The Continental bike tube is a classic – it is the same tube you’ll find sold at many local bike shops and in the wheels of nearly all road cyclists during training rides.
The tube is primarily available in three diameters specific to road wheels – 26”, 29” and 700c – and comes in a variety of widths for each diameter class.
Although Schrader valve tubes are available, their size availability is limited and this is primarily considered to be a Presta valve tube. The 42 mm valve stem is long enough for most road wheels, and a 60 mm version is available for most of the tube sizes for riders with deep rims.
Plus, all of the Presta valve cores are removable in case you need to add a valve extended. The tubes themselves are made of butyl rubber and are highly durable, if somewhat heavy for racing purposes.
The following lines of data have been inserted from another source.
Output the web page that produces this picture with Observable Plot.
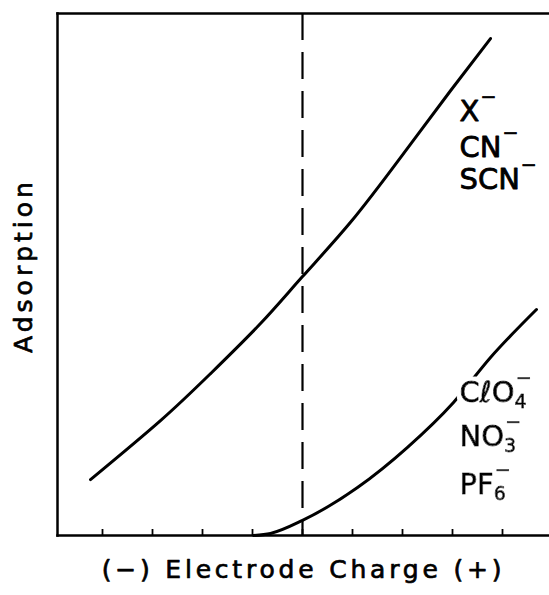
<!DOCTYPE html>
<html><head><meta charset="utf-8">
<script src="https://cdn.jsdelivr.net/npm/d3@7"></script>
<script src="https://cdn.jsdelivr.net/npm/@observablehq/plot@0.6"></script>
<style>body{margin:0;background:#fff}</style>
</head><body><div id="chart"></div>
<script>
// Electrode charge (relative units, 0 = point of zero charge) vs adsorption
const upperX = [-4.24, -2.84, -1.84, -0.84, 0, 0.96, 1.96, 2.96, 3.76];
const upperY = [1.07, 2.20, 3.10, 4.06, 4.96, 6.0, 7.24, 8.52, 9.52];
const lowerX = [-0.98, -0.64, 0, 1.1, 2.1, 3.02, 3.76, 4.68];
const lowerY = [0, 0.04, 0.29, 0.92, 1.69, 2.55, 3.41, 4.33];
const xTicks = [-4, -3, -2, -1, 0, 1, 2, 3, 4];
const pzc = [0];
const upperIonBase = ["X", "CN", "SCN"];
const upperIonSub = ["", "", ""];
const upperIonX = [3.14, 3.14, 3.14];
const upperIonY = [7.95, 7.26, 6.63];
const lowerIonBase = ["CℓO", "NO", "PF"];
const lowerIonSub = ["4", "3", "6"];
const lowerIonX = [3.14, 3.14, 3.14];
const lowerIonY = [2.55, 1.72, 0.80];
const xLabel = "(−) Electrode Charge (+)";
const yLabel = "Adsorption";

const upper = upperX.map((x, i) => ({x, y: upperY[i]}));
const lower = lowerX.map((x, i) => ({x, y: lowerY[i]}));
const upperIons = upperIonBase.map((t, i) => ({t, x: upperIonX[i], y: upperIonY[i]}));
const lowerIons = lowerIonBase.map((t, i) => ({t, x: lowerIonX[i], y: lowerIonY[i]}));

const ionOpts = {x: "x", y: "y", text: "t", textAnchor: "start", lineAnchor: "bottom", fontSize: 29,
  fill: "black", stroke: "black", strokeWidth: 0.8};

const chart = Plot.plot({
  width: 549, height: 595,
  marginLeft: 57, marginRight: 0, marginTop: 13, marginBottom: 60,
  style: {fontFamily: "DejaVu Sans", background: "white", color: "black"},
  x: {domain: [-4.9, 4.94]},
  y: {domain: [0, 10], axis: null},
  marks: [
    Plot.frame({anchor: "left", strokeWidth: 2.5}),
    Plot.frame({anchor: "top", strokeWidth: 2.5}),
    Plot.frame({anchor: "bottom", strokeWidth: 2.5}),
    Plot.axisX({ticks: xTicks, tickSize: -6, tickFormat: () => "", label: null, strokeWidth: 1.8}),
    Plot.ruleX(pzc, {strokeWidth: 2.2, strokeDasharray: "27,12"}),
    Plot.line(upper, {x: "x", y: "y", curve: "natural", strokeWidth: 3}),
    Plot.line(lower, {x: "x", y: "y", curve: "monotone-x", strokeWidth: 3}),
    Plot.text(upperIons, {...ionOpts, className: "ionU"}),
    Plot.text(lowerIons, {...ionOpts, className: "ionL"}),
    Plot.text([xLabel], {text: d => d, frameAnchor: "bottom", dy: 34, lineAnchor: "middle",
      fontSize: 25, fill: "black", stroke: "black", strokeWidth: 0.7, className: "xlab"}),
    Plot.text([yLabel], {text: d => d, frameAnchor: "left", rotate: -90, dx: -34, dy: -9,
      textAnchor: "middle", lineAnchor: "middle", fontSize: 25, fill: "black", stroke: "black",
      strokeWidth: 0.7, className: "ylab"})
  ]
});
document.getElementById("chart").appendChild(chart);

// white halo behind the lower labels (the curve is interrupted at the label)
const svg = d3.select(chart);
const f = svg.append("defs").append("filter").attr("id", "halo")
  .attr("x", "-20%").attr("y", "-30%").attr("width", "140%").attr("height", "160%");
f.append("feMorphology").attr("in", "SourceAlpha").attr("operator", "dilate").attr("radius", 3.5).attr("result", "d");
f.append("feFlood").attr("flood-color", "white");
f.append("feComposite").attr("in2", "d").attr("operator", "in").attr("result", "w");
const m = f.append("feMerge");
m.append("feMergeNode").attr("in", "w");
m.append("feMergeNode").attr("in", "SourceGraphic");
svg.selectAll("g.ionL").attr("filter", "url(#halo)");

function decorate(cls, subs) {
  svg.selectAll(`g.${cls} text`).each(function(i) {
    const t = d3.select(this);
    const sub = subs[i];
    if (sub) t.append("tspan").attr("dy", 6).attr("font-size", 19).text(sub);
    t.append("tspan").attr("dx", sub ? -11 : 1).attr("dy", sub ? -24 : -18).attr("font-size", 19).text("−");
  });
}
decorate("ionU", upperIonSub);
decorate("ionL", lowerIonSub);
svg.selectAll("g.xlab text").attr("letter-spacing", 3.8);
svg.selectAll("g.ylab text").attr("letter-spacing", 4);
</script>
</body></html>
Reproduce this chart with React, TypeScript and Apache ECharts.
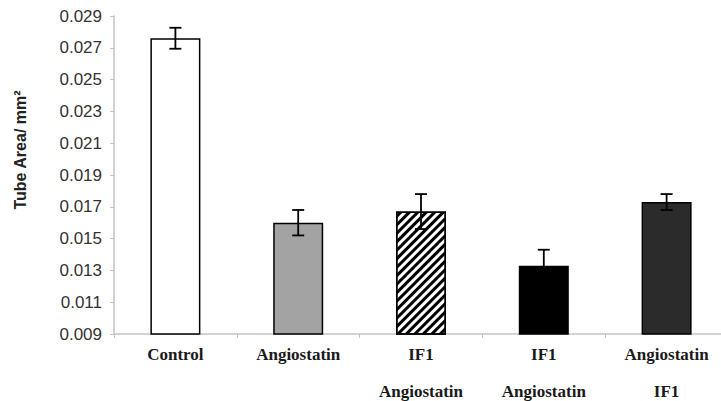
import React, { useEffect, useRef } from "react";
import * as echarts from "echarts";

const categories = ["Control", "Angiostatin", "IF1\nAngiostatin", "IF1\nAngiostatin", "Angiostatin\nIF1"];
const means = [0.0276, 0.016, 0.0167, 0.0133, 0.0173];
const errors = [0.00066, 0.0008, 0.0011, 0.001, 0.0005];
const yTicks = [0.009, 0.011, 0.013, 0.015, 0.017, 0.019, 0.021, 0.023, 0.025, 0.027, 0.029];
const barColors = ["#ffffff", "#a3a3a3", "#ffffff", "#000000", "#2b2b2b"];
const hatched = [false, false, true, false, false];
const yTitle = "Tube Area/ mm²";

export default function App() {
  const ref = useRef<HTMLDivElement>(null);
  useEffect(() => {
    document.body.style.margin = "0";
    const chart = echarts.init(ref.current!, null, { renderer: "svg" });
    const barData = means.map((v, i) => {
      const item: any = {
        value: v,
        itemStyle: { color: barColors[i], borderColor: "#000", borderWidth: 1.5 },
      };
      if (hatched[i]) {
        item.itemStyle.decal = {
          symbol: "rect",
          symbolSize: 1,
          color: "#000",
          dashArrayX: [1, 0],
          dashArrayY: [3, 3],
          rotation: -Math.PI / 4,
        };
      }
      return item;
    });
    const errData = means.map((v, i) => [i, v, errors[i]]);
    chart.setOption({
      animation: false,
      grid: { left: 114, top: 16, bottom: 67, width: 614, outerBoundsMode: "none", containLabel: false },
      xAxis: {
        type: "category",
        data: categories,
        axisLine: { lineStyle: { color: "#c4c4c4", width: 1.5 } },
        axisTick: { show: true, length: 4, lineStyle: { color: "#c4c4c4" } },
        axisLabel: {
          fontFamily: "Liberation Serif",
          fontWeight: "bold",
          fontSize: 17,
          color: "#1a1a1a",
          lineHeight: 37,
          margin: 2,
          interval: 0,
        },
      },
      yAxis: {
        type: "value",
        min: 0.009,
        max: 0.029,
        splitLine: { show: false },
        axisLine: { show: true, lineStyle: { color: "#c4c4c4", width: 1.5 } },
        axisTick: { show: true, length: 4, customValues: yTicks, lineStyle: { color: "#c4c4c4" } },
        axisLabel: {
          customValues: yTicks,
          formatter: (v: number) => v.toFixed(3),
          fontFamily: "Liberation Sans",
          fontSize: 17,
          color: "#333",
          margin: 12,
        },
      },
      graphic: [
        {
          type: "text",
          x: 20,
          y: 150,
          rotation: Math.PI / 2,
          style: {
            text: yTitle,
            font: "bold 16px 'Liberation Sans'",
            fill: "#222",
            textAlign: "center",
            textVerticalAlign: "middle",
          },
        },
      ],
      series: [
        {
          type: "bar",
          data: barData,
          barWidth: 50,
        },
        {
          type: "custom",
          data: errData,
          z: 10,
          renderItem: (params: any, api: any) => {
            const x = api.value(0);
            const m = api.value(1);
            const e = api.value(2);
            const top = api.coord([x, m + e]);
            const bot = api.coord([x, m - e]);
            const hw = 6;
            const style = { stroke: "#000", lineWidth: 1.8 };
            return {
              type: "group",
              children: [
                { type: "line", shape: { x1: top[0], y1: top[1], x2: bot[0], y2: bot[1] }, style },
                { type: "line", shape: { x1: top[0] - hw, y1: top[1], x2: top[0] + hw, y2: top[1] }, style },
                { type: "line", shape: { x1: bot[0] - hw, y1: bot[1], x2: bot[0] + hw, y2: bot[1] }, style },
              ],
            };
          },
        },
      ],
    });
    return () => chart.dispose();
  }, []);
  return <div ref={ref} style={{ width: 721, height: 401 }} />;
}
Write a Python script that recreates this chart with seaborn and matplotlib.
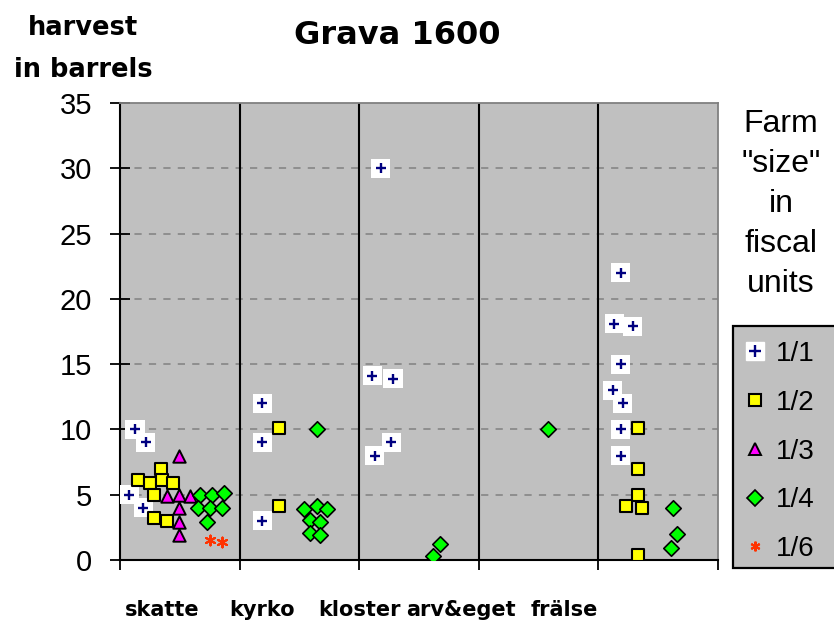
import matplotlib
matplotlib.use("Agg")
import matplotlib.pyplot as plt
import seaborn as sns
from matplotlib.lines import Line2D
from matplotlib.patches import Rectangle

# categories (ownership) along x, each one unit wide
categories = ["skatte", "kyrko", "kloster", "arv&eget", "frälse"]
label_centers_px = [162, 262, 359, 461, 564]

# farm size 1/1
pos_1_1 = [0.125, 0.214, 0.078, 0.194, 1.189, 1.189, 1.189,
           2.18, 2.111, 2.283, 2.269, 2.131,
           4.186, 4.133, 4.286, 4.186, 4.119, 4.203, 4.186, 4.186]
harvest_1_1 = [10, 9, 5, 4, 12, 9, 3,
               30, 14.1, 13.9, 9, 8,
               22, 18.1, 17.9, 15, 13, 12, 10, 8]

# farm size 1/2
pos_1_2 = [0.339, 0.153, 0.25, 0.353, 0.439, 0.286, 0.286, 0.389,
           1.333, 1.333,
           4.328, 4.328, 4.328, 4.231, 4.361, 4.328]
harvest_1_2 = [7, 6.1, 5.9, 6.1, 5.9, 5, 3.2, 3,
               10.1, 4.1,
               10.1, 7, 5, 4.1, 4, 0.4]

# farm size 1/3
pos_1_3 = [0.494, 0.397, 0.494, 0.583, 0.494, 0.494, 0.494]
harvest_1_3 = [8, 4.9, 5, 4.9, 4, 2.9, 1.9]

# farm size 1/4
pos_1_4 = [0.667, 0.769, 0.869, 0.653, 0.75, 0.853, 0.731,
           1.644, 1.542, 1.644, 1.731, 1.592, 1.669, 1.592, 1.669,
           2.672, 2.617, 3.575,
           4.625, 4.658, 4.606]
harvest_1_4 = [5, 5, 5.1, 4, 4, 4, 2.9,
               10, 3.9, 4.1, 3.9, 3.1, 2.9, 2.1, 1.9,
               1.2, 0.3, 10,
               4, 2, 0.9]

# farm size 1/6
pos_1_6 = [0.75, 0.853]
harvest_1_6 = [1.5, 1.4]

size_labels = ["1/1", "1/2", "1/3", "1/4", "1/6"]
y_ticks = [0, 5, 10, 15, 20, 25, 30, 35]

W, H = 834, 622
fig = plt.figure(figsize=(W / 100, H / 100), dpi=100)
ax = fig.add_axes([120 / W, 1 - 560 / H, 598 / W, 457 / H])
ax.set_facecolor("#c0c0c0")

bold = dict(family="DejaVu Sans", weight="bold", color="black")
plain = dict(family="Liberation Sans", color="black")

# grid + category separators
for v in y_ticks[1:-1]:
    ax.axhline(v, color="#8a8a8a", lw=1.3, dashes=(4, 4), zorder=1)
for b in range(1, len(categories)):
    ax.axvline(b, color="black", lw=1.5, zorder=1)

# points
sns.scatterplot(x=pos_1_1, y=harvest_1_1, marker="s", s=190, color="white",
                edgecolor="none", linewidth=0, ax=ax, zorder=3, legend=False)
sns.scatterplot(x=pos_1_1, y=harvest_1_1, marker="+", s=60, color="#000080",
                linewidth=1.7, ax=ax, zorder=4, legend=False)
sns.scatterplot(x=pos_1_2, y=harvest_1_2, marker="s", s=75, color="#ffff00",
                edgecolor="black", linewidth=1.5, ax=ax, zorder=3, legend=False)
sns.scatterplot(x=pos_1_3, y=harvest_1_3, marker="^", s=80, color="#ff00ff",
                edgecolor="black", linewidth=1.4, ax=ax, zorder=3, legend=False)
sns.scatterplot(x=pos_1_4, y=harvest_1_4, marker="D", s=62, color="#00ff00",
                edgecolor="black", linewidth=1.2, ax=ax, zorder=3, legend=False)
sns.scatterplot(x=pos_1_6, y=harvest_1_6, marker=(6, 2, 0), s=50, color="#ff3300",
                linewidth=1.5, ax=ax, zorder=3, legend=False)

ax.set_xlim(0, len(categories))
ax.set_ylim(y_ticks[0], y_ticks[-1])
ax.set_xticks(range(len(categories) + 1))
ax.set_xticklabels([])
ax.set_yticks(y_ticks)
ax.set_yticklabels([str(v) for v in y_ticks], fontsize=21, **plain)
ax.tick_params(axis="y", direction="inout", length=14, width=1.3, pad=13)
ax.tick_params(axis="x", direction="out", length=7, width=1.3)
for side in ["left", "bottom"]:
    ax.spines[side].set_color("black")
    ax.spines[side].set_linewidth(1.5)
for side in ["top", "right"]:
    ax.spines[side].set_color("#808080")
    ax.spines[side].set_linewidth(1.3)

# category labels
for name, cx in zip(categories, label_centers_px):
    fig.text(cx / W, 1 - 616 / H, name, ha="center", va="baseline", fontsize=15, **bold)

fig.text(397 / W, 1 - 44 / H, "Grava 1600", ha="center", va="baseline", fontsize=23, **bold)
fig.text(83 / W, 1 - 35 / H, "harvest", ha="center", va="baseline", fontsize=18.5, **bold)
fig.text(83 / W, 1 - 77 / H, "in barrels", ha="center", va="baseline", fontsize=18.5, **bold)
fig.text(781 / W, 1 - 204 / H, 'Farm\n"size"\nin\nfiscal\nunits', ha="center", va="center",
         multialignment="center", linespacing=1.44, fontsize=23, **plain)

# legend box
fig.patches.append(Rectangle((733 / W, 1 - 568 / H), 110 / W, 242 / H,
                             transform=fig.transFigure, facecolor="#c0c0c0",
                             edgecolor="black", linewidth=1.6, zorder=0))
handles = [
    (Line2D([], [], marker="s", ms=13, color="white", ls=""),
     Line2D([], [], marker="+", ms=8, mew=1.7, color="#000080", ls="")),
    Line2D([], [], marker="s", ms=8.5, mfc="#ffff00", mec="black", mew=1.5, ls=""),
    Line2D([], [], marker="^", ms=8.8, mfc="#ff00ff", mec="black", mew=1.4, ls=""),
    Line2D([], [], marker="D", ms=7.8, mfc="#00ff00", mec="black", mew=1.2, ls=""),
    Line2D([], [], marker=(6, 2, 0), ms=7, color="#ff3300", mew=1.5, ls=""),
]
leg = fig.legend(handles, size_labels, loc="upper left",
                 bbox_to_anchor=(741 / W, 1 - 341 / H), frameon=False,
                 prop={"family": "Liberation Sans", "size": 20},
                 handlelength=1.0, handletextpad=0.25, labelspacing=0.82,
                 borderpad=0.0, borderaxespad=0.0)

fig.savefig("out.png", dpi=100)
This Schrader valve tube comes pre-filled with Slime, a market-leading sealant that drastically reduces the air leakage following a punctured tube.
The tube itself is made of extra thick butyl rubber to be even more resistant to punctures in the first place and to resist degradation of the rubber from the sealant over time.
The sealant inside remains fluid for up to two years of use, although frequent riders are likely to go through tubes at a much faster rate than that in any case.
The disadvantage of the Slime-filled tube is that in the case of large holes, the tube cannot be patched with a standard flat repair kit because the patch will not stick to the tube.
In addition, the tube is only available in one size – despite the fact that mountain bike wheels come in a variety of diameters and widths. In many cases, it may be more cost effective to simply buy the tube and Slime sealant and fill the tube yourself.
This Schrader valve tube from Goodyear presents a nice combination of price point and options in terms of tube sizing.
The tube is available in most standard wheel diameters, although some diameters only have a limited range of widths manufactured.
The tube itself is constructed out of durable butyl rubber for putting in many miles without flats.
However, like many inexpensive tubes, this tube suffers from manufacturing defects in which a significant number of tubes leak air on their first use or develop a puncture around the base of the valve.
Although careful placement of the tube on the wheel can partially mitigate the latter, the manufacturing issue can be infuriating when a new tube fails to hold air.
Determine the size of tube needed for your wheel by checking the markings on the outside of your tire. 700 x 25, for example, means you need a 700 mm diameter tube with a width of 25 mm.
Most mountain bike wheels use Schrader valves, while most road bike wheels use narrower Presta valves. When in doubt, measure the width of the valve opening in your wheel.
Unless your wheels have deep rims, the valve length will not matter. When in doubt, look for a tube whose valve has a removable core so that you can add a valve extender if needed.
The overall best bike tube in the roundup is the Universal inner tube from Bell.
Although it comes in a limited range of diameters and widths, for those sporting wheels that this tube will fit the tube comes at a bargain price and is very durable thanks to the thick butyl rubber.
The Schrader valve has a stem length of 35 mm – enough room to fit a pump head onto for most mountain bike wheels – and the removable core allows you to add sealant after market or to add a valve extender when needed.
These features, combined with the excellent price, made this the best bike tube on the market for those in search of a Schrader valve tube.